Given data:
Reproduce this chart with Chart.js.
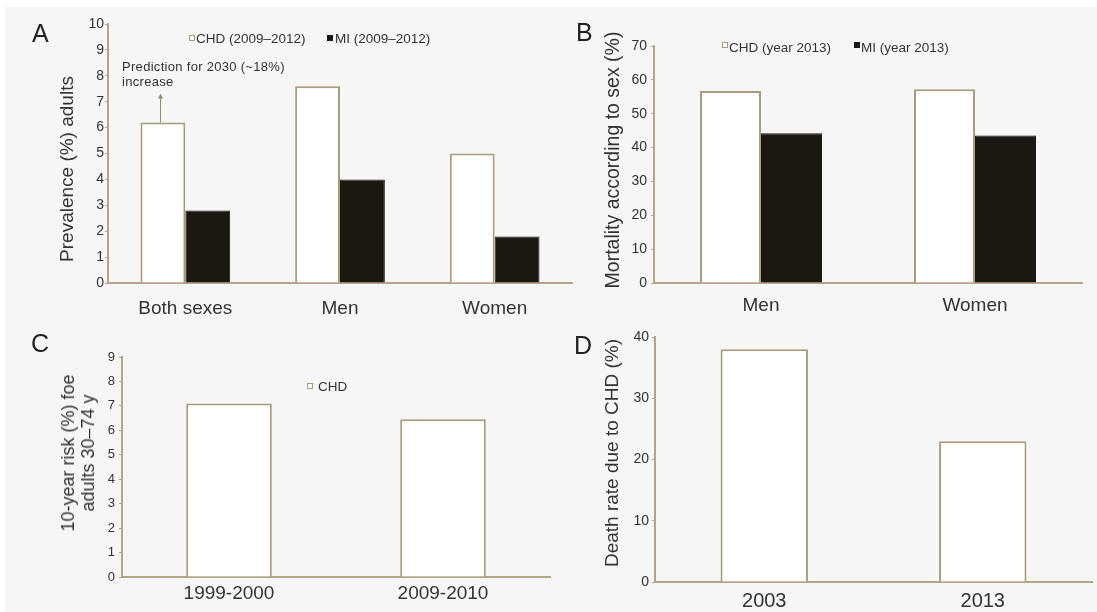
<!DOCTYPE html>
<html><head><meta charset="utf-8">
<script src="https://cdn.jsdelivr.net/npm/chart.js@4.4.0/dist/chart.umd.min.js"></script>
<style>
html,body{margin:0;padding:0;background:#fff;}
#page{position:relative;width:1097px;height:612px;overflow:hidden;background:#fff;font-family:"Liberation Sans",Arial,sans-serif;color:#333;}
#bg{position:absolute;left:5px;top:7px;right:0;bottom:0;background:#f6f6f6;}
.cv{position:absolute;}
.cv canvas{display:block;}
.t{position:absolute;white-space:nowrap;line-height:1;transform:translateY(-50%);}
.rt{position:absolute;white-space:nowrap;line-height:1;transform:translate(-50%,-50%) rotate(-90deg);text-align:center;}
.letter{font-size:25px;color:#222;}
.lg{font-size:13.5px;color:#333;}
.bx{position:absolute;box-sizing:border-box;width:6px;height:6px;}
.bw{background:#fff;border:1px solid #a99c7e;}
.bk{background:#1b1711;}
</style>
</head><body>
<div id="page">
<div id="bg"></div>
<div class="cv" style="left:0;top:0;width:580px;height:330px"><canvas id="cA" width="580" height="330"></canvas></div>
<div class="cv" style="left:560px;top:0;width:537px;height:330px"><canvas id="cB" width="537" height="330"></canvas></div>
<div class="cv" style="left:0;top:320px;width:580px;height:292px"><canvas id="cC" width="580" height="292"></canvas></div>
<div class="cv" style="left:560px;top:320px;width:537px;height:292px"><canvas id="cD" width="537" height="292"></canvas></div>

<div class="t letter" style="left:32px;top:32.5px">A</div>
<div class="t letter" style="left:576px;top:31.5px">B</div>
<div class="t letter" style="left:31px;top:343px">C</div>
<div class="t letter" style="left:574px;top:344.5px">D</div>

<div class="rt" style="left:66px;top:169px;font-size:19px">Prevalence (%) adults</div>
<div class="rt" style="left:613px;top:160px;font-size:19.5px">Mortality according to sex (%)</div>
<div class="rt" style="left:78px;top:453px;font-size:18px;line-height:20px">10-year risk (%) foe<br>adults 30–74 y</div>
<div class="rt" style="left:611px;top:453px;font-size:19px">Death rate due to CHD (%)</div>

<div class="bx bw" style="left:189px;top:35px"></div>
<div class="t lg" style="left:196px;top:39px">CHD (2009–2012)</div>
<div class="bx bk" style="left:327px;top:35px"></div>
<div class="t lg" style="left:335px;top:39px">MI (2009–2012)</div>

<div class="bx bw" style="left:722px;top:42px;width:6px;height:6px"></div>
<div class="t lg" style="left:729px;top:47.5px">CHD (year 2013)</div>
<div class="bx bk" style="left:854px;top:42px"></div>
<div class="t lg" style="left:861px;top:47.5px">MI (year 2013)</div>

<div class="bx bw" style="left:307px;top:383px"></div>
<div class="t lg" style="left:318px;top:387px">CHD</div>

<div class="t" style="left:122px;top:73.5px;font-size:13px;letter-spacing:0.3px;line-height:15px">Prediction for 2030 (~18%)<br>increase</div>
</div>

<script>
// ---- data ----
const catsA = ['Both sexes', 'Men', 'Women'];
const chdA = [6.2, 7.6, 5.0];
const miA = [2.8, 4.0, 1.8];
const predictionIncrease = 0.18;

const catsB = ['Men', 'Women'];
const chdB = [56.7, 57.2];
const miB = [44.2, 43.6];

const catsC = ['1999-2000', '2009-2010'];
const chdC = [7.1, 6.45];

const catsD = ['2003', '2013'];
const chdD = [38, 23];

// ---- styles ----
const TAN = '#b3a688';
const BAR_EDGE = '#a99c7e';
const BLACK = '#1b1711';
const TXT = '#333333';
const FONT = '"Liberation Sans", Arial, sans-serif';

Chart.defaults.font.family = FONT;
Chart.defaults.color = TXT;

function build(id, o) {
  const datasets = o.series.map(s => ({
    label: s.label,
    data: s.data,
    backgroundColor: s.fill,
    borderColor: s.edge,
    borderWidth: s.bw,
    categoryPercentage: o.catPct,
    barPercentage: 1
  }));
  return new Chart(document.getElementById(id), {
    type: 'bar',
    data: { labels: o.labels, datasets },
    options: {
      responsive: false,
      devicePixelRatio: 1,
      animation: false,
      layout: { padding: o.pad },
      plugins: { legend: { display: false }, tooltip: { enabled: false } },
      scales: {
        x: {
          offset: true,
          grid: { display: false, drawTicks: false },
          border: { display: true, color: TAN, width: 2 },
          ticks: { font: { size: o.xFont }, color: TXT, padding: o.xPad, maxRotation: 0, autoSkip: false },
          afterFit: s => { s.height = o.xH; }
        },
        y: {
          min: 0, max: o.yMax,
          grid: { display: true, drawOnChartArea: false, drawTicks: true, tickLength: 3, color: TAN, lineWidth: 1 },
          border: { display: true, color: TAN, width: 2 },
          ticks: { stepSize: o.step, font: { size: o.yFont }, color: TXT, padding: o.yPad },
          afterFit: s => { s.width = o.yW; }
        }
      }
    },
    plugins: o.plugins || []
  });
}

const arrowPlugin = {
  id: 'predArrow',
  afterDatasetsDraw(chart) {
    const bar = chart.getDatasetMeta(0).data[0];
    const ys = chart.scales.y;
    const v = chdA[0];
    const x = Math.round(bar.x - 3) + 0.5;
    const y0 = bar.y;
    const y1 = ys.getPixelForValue(v * (1 + predictionIncrease));
    const ctx = chart.ctx;
    ctx.save();
    ctx.strokeStyle = '#958a70';
    ctx.fillStyle = '#958a70';
    ctx.lineWidth = 1;
    ctx.beginPath();
    ctx.moveTo(x, y0);
    ctx.lineTo(x, y1 + 3);
    ctx.stroke();
    ctx.beginPath();
    ctx.moveTo(x, y1);
    ctx.lineTo(x - 2.5, y1 + 5);
    ctx.lineTo(x + 2.5, y1 + 5);
    ctx.closePath();
    ctx.fill();
    ctx.restore();
  }
};

build('cA', {
  labels: catsA,
  series: [
    { label: 'CHD (2009–2012)', data: chdA, fill: '#ffffff', edge: BAR_EDGE, bw: 2 },
    { label: 'MI (2009–2012)', data: miA, fill: BLACK, edge: BLACK, bw: 1 }
  ],
  catPct: 0.58, yMax: 10, step: 1,
  pad: { left: 0, right: 8, top: 24, bottom: 0 },
  yW: 108, xH: 47, xFont: 19, xPad: 14, yFont: 14, yPad: 1,
  plugins: [arrowPlugin]
});

build('cB', {
  labels: catsB,
  series: [
    { label: 'CHD (year 2013)', data: chdB, fill: '#ffffff', edge: BAR_EDGE, bw: 2 },
    { label: 'MI (year 2013)', data: miB, fill: BLACK, edge: BLACK, bw: 1 }
  ],
  catPct: 0.57, yMax: 70, step: 10,
  pad: { left: 0, right: 15, top: 46, bottom: 0 },
  yW: 94, xH: 47, xFont: 19, xPad: 11, yFont: 14, yPad: 4
});

build('cC', {
  labels: catsC,
  series: [
    { label: 'CHD', data: chdC, fill: '#ffffff', edge: BAR_EDGE, bw: 2 }
  ],
  catPct: 0.4, yMax: 9, step: 1,
  pad: { left: 0, right: 30, top: 37, bottom: 0 },
  yW: 122, xH: 35, xFont: 19, xPad: 5, yFont: 13, yPad: 4
});

build('cD', {
  labels: catsD,
  series: [
    { label: 'CHD', data: chdD, fill: '#ffffff', edge: BAR_EDGE, bw: 2 }
  ],
  catPct: 0.4, yMax: 40, step: 10,
  pad: { left: 0, right: 5, top: 17, bottom: 0 },
  yW: 95, xH: 30, xFont: 20, xPad: 7, yFont: 14, yPad: 3
});
</script>
</body></html>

Written request:
Transcribe the full listing above exactly as it stands, minus the pictures.

Reply:
Reproduce this chart with Chart.js.
<!DOCTYPE html>
<html><head><meta charset="utf-8">
<script src="https://cdn.jsdelivr.net/npm/chart.js@4.4.0/dist/chart.umd.min.js"></script>
<style>
html,body{margin:0;padding:0;background:#fff;}
#page{position:relative;width:1097px;height:612px;overflow:hidden;background:#fff;font-family:"Liberation Sans",Arial,sans-serif;color:#333;}
#bg{position:absolute;left:5px;top:7px;right:0;bottom:0;background:#f6f6f6;}
.cv{position:absolute;}
.cv canvas{display:block;}
.t{position:absolute;white-space:nowrap;line-height:1;transform:translateY(-50%);}
.rt{position:absolute;white-space:nowrap;line-height:1;transform:translate(-50%,-50%) rotate(-90deg);text-align:center;}
.letter{font-size:25px;color:#222;}
.lg{font-size:13.5px;color:#333;}
.bx{position:absolute;box-sizing:border-box;width:6px;height:6px;}
.bw{background:#fff;border:1px solid #a99c7e;}
.bk{background:#1b1711;}
</style>
</head><body>
<div id="page">
<div id="bg"></div>
<div class="cv" style="left:0;top:0;width:580px;height:330px"><canvas id="cA" width="580" height="330"></canvas></div>
<div class="cv" style="left:560px;top:0;width:537px;height:330px"><canvas id="cB" width="537" height="330"></canvas></div>
<div class="cv" style="left:0;top:320px;width:580px;height:292px"><canvas id="cC" width="580" height="292"></canvas></div>
<div class="cv" style="left:560px;top:320px;width:537px;height:292px"><canvas id="cD" width="537" height="292"></canvas></div>

<div class="t letter" style="left:32px;top:32.5px">A</div>
<div class="t letter" style="left:576px;top:31.5px">B</div>
<div class="t letter" style="left:31px;top:343px">C</div>
<div class="t letter" style="left:574px;top:344.5px">D</div>

<div class="rt" style="left:66px;top:169px;font-size:19px">Prevalence (%) adults</div>
<div class="rt" style="left:613px;top:160px;font-size:19.5px">Mortality according to sex (%)</div>
<div class="rt" style="left:78px;top:453px;font-size:18px;line-height:20px">10-year risk (%) foe<br>adults 30–74 y</div>
<div class="rt" style="left:611px;top:453px;font-size:19px">Death rate due to CHD (%)</div>

<div class="bx bw" style="left:189px;top:35px"></div>
<div class="t lg" style="left:196px;top:39px">CHD (2009–2012)</div>
<div class="bx bk" style="left:327px;top:35px"></div>
<div class="t lg" style="left:335px;top:39px">MI (2009–2012)</div>

<div class="bx bw" style="left:722px;top:42px;width:6px;height:6px"></div>
<div class="t lg" style="left:729px;top:47.5px">CHD (year 2013)</div>
<div class="bx bk" style="left:854px;top:42px"></div>
<div class="t lg" style="left:861px;top:47.5px">MI (year 2013)</div>

<div class="bx bw" style="left:307px;top:383px"></div>
<div class="t lg" style="left:318px;top:387px">CHD</div>

<div class="t" style="left:122px;top:73.5px;font-size:13px;letter-spacing:0.3px;line-height:15px">Prediction for 2030 (~18%)<br>increase</div>
</div>

<script>
// ---- data ----
const catsA = ['Both sexes', 'Men', 'Women'];
const chdA = [6.2, 7.6, 5.0];
const miA = [2.8, 4.0, 1.8];
const predictionIncrease = 0.18;

const catsB = ['Men', 'Women'];
const chdB = [56.7, 57.2];
const miB = [44.2, 43.6];

const catsC = ['1999-2000', '2009-2010'];
const chdC = [7.1, 6.45];

const catsD = ['2003', '2013'];
const chdD = [38, 23];

// ---- styles ----
const TAN = '#b3a688';
const BAR_EDGE = '#a99c7e';
const BLACK = '#1b1711';
const TXT = '#333333';
const FONT = '"Liberation Sans", Arial, sans-serif';

Chart.defaults.font.family = FONT;
Chart.defaults.color = TXT;

function build(id, o) {
  const datasets = o.series.map(s => ({
    label: s.label,
    data: s.data,
    backgroundColor: s.fill,
    borderColor: s.edge,
    borderWidth: s.bw,
    categoryPercentage: o.catPct,
    barPercentage: 1
  }));
  return new Chart(document.getElementById(id), {
    type: 'bar',
    data: { labels: o.labels, datasets },
    options: {
      responsive: false,
      devicePixelRatio: 1,
      animation: false,
      layout: { padding: o.pad },
      plugins: { legend: { display: false }, tooltip: { enabled: false } },
      scales: {
        x: {
          offset: true,
          grid: { display: false, drawTicks: false },
          border: { display: true, color: TAN, width: 2 },
          ticks: { font: { size: o.xFont }, color: TXT, padding: o.xPad, maxRotation: 0, autoSkip: false },
          afterFit: s => { s.height = o.xH; }
        },
        y: {
          min: 0, max: o.yMax,
          grid: { display: true, drawOnChartArea: false, drawTicks: true, tickLength: 3, color: TAN, lineWidth: 1 },
          border: { display: true, color: TAN, width: 2 },
          ticks: { stepSize: o.step, font: { size: o.yFont }, color: TXT, padding: o.yPad },
          afterFit: s => { s.width = o.yW; }
        }
      }
    },
    plugins: o.plugins || []
  });
}

const arrowPlugin = {
  id: 'predArrow',
  afterDatasetsDraw(chart) {
    const bar = chart.getDatasetMeta(0).data[0];
    const ys = chart.scales.y;
    const v = chdA[0];
    const x = Math.round(bar.x - 3) + 0.5;
    const y0 = bar.y;
    const y1 = ys.getPixelForValue(v * (1 + predictionIncrease));
    const ctx = chart.ctx;
    ctx.save();
    ctx.strokeStyle = '#958a70';
    ctx.fillStyle = '#958a70';
    ctx.lineWidth = 1;
    ctx.beginPath();
    ctx.moveTo(x, y0);
    ctx.lineTo(x, y1 + 3);
    ctx.stroke();
    ctx.beginPath();
    ctx.moveTo(x, y1);
    ctx.lineTo(x - 2.5, y1 + 5);
    ctx.lineTo(x + 2.5, y1 + 5);
    ctx.closePath();
    ctx.fill();
    ctx.restore();
  }
};

build('cA', {
  labels: catsA,
  series: [
    { label: 'CHD (2009–2012)', data: chdA, fill: '#ffffff', edge: BAR_EDGE, bw: 2 },
    { label: 'MI (2009–2012)', data: miA, fill: BLACK, edge: BLACK, bw: 1 }
  ],
  catPct: 0.58, yMax: 10, step: 1,
  pad: { left: 0, right: 8, top: 24, bottom: 0 },
  yW: 108, xH: 47, xFont: 19, xPad: 14, yFont: 14, yPad: 1,
  plugins: [arrowPlugin]
});

build('cB', {
  labels: catsB,
  series: [
    { label: 'CHD (year 2013)', data: chdB, fill: '#ffffff', edge: BAR_EDGE, bw: 2 },
    { label: 'MI (year 2013)', data: miB, fill: BLACK, edge: BLACK, bw: 1 }
  ],
  catPct: 0.57, yMax: 70, step: 10,
  pad: { left: 0, right: 15, top: 46, bottom: 0 },
  yW: 94, xH: 47, xFont: 19, xPad: 11, yFont: 14, yPad: 4
});

build('cC', {
  labels: catsC,
  series: [
    { label: 'CHD', data: chdC, fill: '#ffffff', edge: BAR_EDGE, bw: 2 }
  ],
  catPct: 0.4, yMax: 9, step: 1,
  pad: { left: 0, right: 30, top: 37, bottom: 0 },
  yW: 122, xH: 35, xFont: 19, xPad: 5, yFont: 13, yPad: 4
});

build('cD', {
  labels: catsD,
  series: [
    { label: 'CHD', data: chdD, fill: '#ffffff', edge: BAR_EDGE, bw: 2 }
  ],
  catPct: 0.4, yMax: 40, step: 10,
  pad: { left: 0, right: 5, top: 17, bottom: 0 },
  yW: 95, xH: 30, xFont: 20, xPad: 7, yFont: 14, yPad: 3
});
</script>
</body></html>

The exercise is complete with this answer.